How do you find an equation of a line perpendicular to y=x at the point (5,5) in standard form?

put the original equation in the form

y = m x + b
in this case
y = 1 x + 0
so m, the original slope, = 1
Now m' = -1/m
so our new slope = -1/1 = -1
so our new function looks like
y = -1 x + b
we need b
use the point
5 = -5 + b
b = 10
so
y = -x + 10

The slope of y = x is 1, so the slope of a perpendicular line must be -1. (This is becasue the product of the slopes must be -1).
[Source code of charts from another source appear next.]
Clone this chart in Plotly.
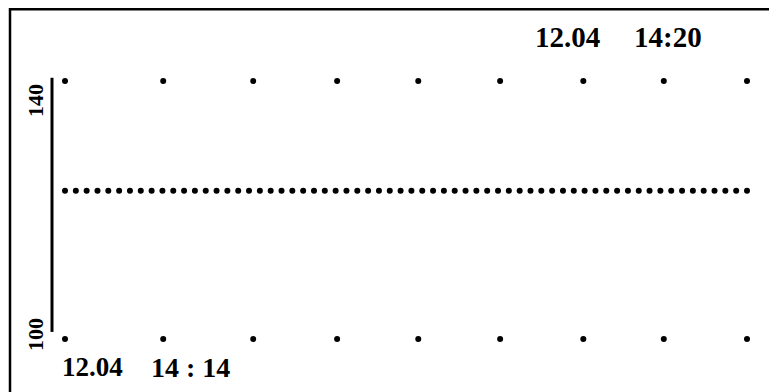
import plotly.graph_objects as go

# ---- data ----
grid_x = [0, 14.4, 27.6, 39.9, 51.8, 63.8, 76.0, 87.8, 100.0]   # grid column positions (relative units)
grid_y_top = 140
grid_y_bottom = 100
n_samples = 64
sample_value = 123
y_tick_labels = ["140", "100"]
start_date, start_time = "12.04", "14 : 14"
end_date, end_time = "12.04", "14:20"

sample_x = [i * 100 / (n_samples - 1) for i in range(n_samples)]
sample_y = [sample_value] * n_samples

OFF = 8  # page body margin
W, H = 777 - OFF, 392 - OFF
ML, MR, MT, MB = 52 - OFF, 17 - OFF, 60 - OFF, 40
PW, PH = W - ML - MR, H - MT - MB

def px(p):
    return (p - OFF - ML) / PW

def py(p):
    return (H - MB - (p - OFF)) / PH

FONT = "Liberation Serif"

fig = go.Figure()
fig.add_trace(go.Scatter(
    x=grid_x * 2,
    y=[grid_y_top] * len(grid_x) + [grid_y_bottom] * len(grid_x),
    mode="markers", marker=dict(size=6, color="black"),
    hoverinfo="skip", showlegend=False, cliponaxis=False))
fig.add_trace(go.Scatter(
    x=sample_x, y=sample_y, mode="markers",
    marker=dict(size=6, color="black"),
    hoverinfo="skip", showlegend=False, cliponaxis=False))

shapes = [
    dict(type="line", xref="paper", yref="paper", x0=px(10), x1=px(10), y0=py(8), y1=py(400),
         line=dict(color="black", width=2.5)),
    dict(type="line", xref="paper", yref="paper", x0=px(9), x1=px(790), y0=py(9.2), y1=py(9.2),
         line=dict(color="black", width=2.5)),
    dict(type="line", xref="paper", yref="y", x0=px(52), x1=px(52), y0=101.1, y1=140.5,
         line=dict(color="black", width=3)),
]

def ann(text, x, y, size, angle=0):
    return dict(text="<b>%s</b>" % text, xref="paper", yref="paper", x=px(x), y=py(y),
                xanchor="center", yanchor="middle", showarrow=False, textangle=angle,
                font=dict(family=FONT, size=size, color="black"))

annotations = [
    ann(y_tick_labels[0], 35, 101, 22, -90),
    ann(y_tick_labels[1], 35, 335, 22, -90),
    ann(start_date, 92, 367, 27),
    ann(start_time, 190, 367, 28),
    ann(end_date, 567, 37, 29),
    ann(end_time, 668, 37, 29),
]

x_scale = 6.82
y_scale = 6.45
fig.update_layout(
    width=W, height=H,
    margin=dict(l=ML, r=MR, t=MT, b=MB),
    paper_bgcolor="white", plot_bgcolor="white",
    xaxis=dict(range=[(ML + OFF - 65) / x_scale, (W + OFF - MR - 65) / x_scale],
               visible=False, fixedrange=True),
    yaxis=dict(range=[100 - (H + OFF - MB - 339) / y_scale, 140 + (81 - MT - OFF) / y_scale],
               visible=False, fixedrange=True),
    shapes=shapes, annotations=annotations, showlegend=False,
)

fig.write_html("out.html")
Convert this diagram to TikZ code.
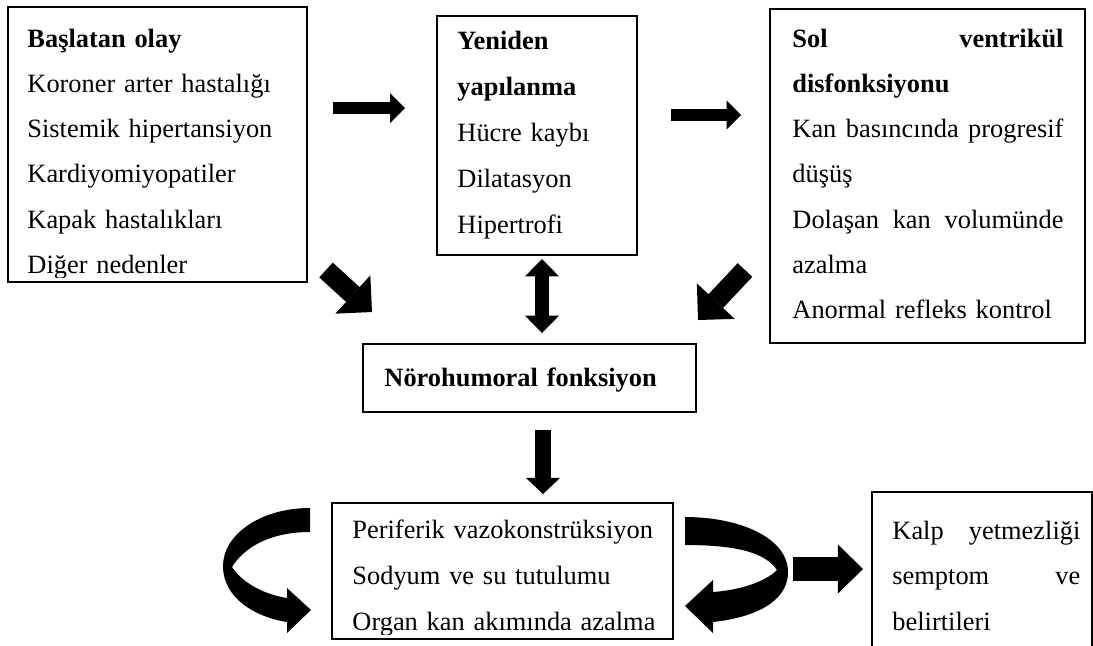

The equation can therefore be written
(y-5)/(x-5) = -1
y-5 = -x +5
y = -x +10

To find an equation of a line that is perpendicular to another line, we need to use the fact that the slopes of perpendicular lines are negative reciprocals of each other.

The given line has a slope of 1, since it is in the form y = x. The negative reciprocal of 1 is -1/1, which simplifies to -1.

To find the equation of the line perpendicular to y = x at the point (5,5), we can use the point-slope form of a linear equation:

y - y1 = m(x - x1)

where (x1, y1) represent the coordinates of the given point and m represents the slope.

Plugging in the values, we have:

y - 5 = -1(x - 5)

Expanding this equation gives us:

y - 5 = -x + 5

Moving the terms around to get the equation in standard form gives us:

x + y = 10

So, the equation of the line perpendicular to y = x at the point (5,5) in standard form is x + y = 10.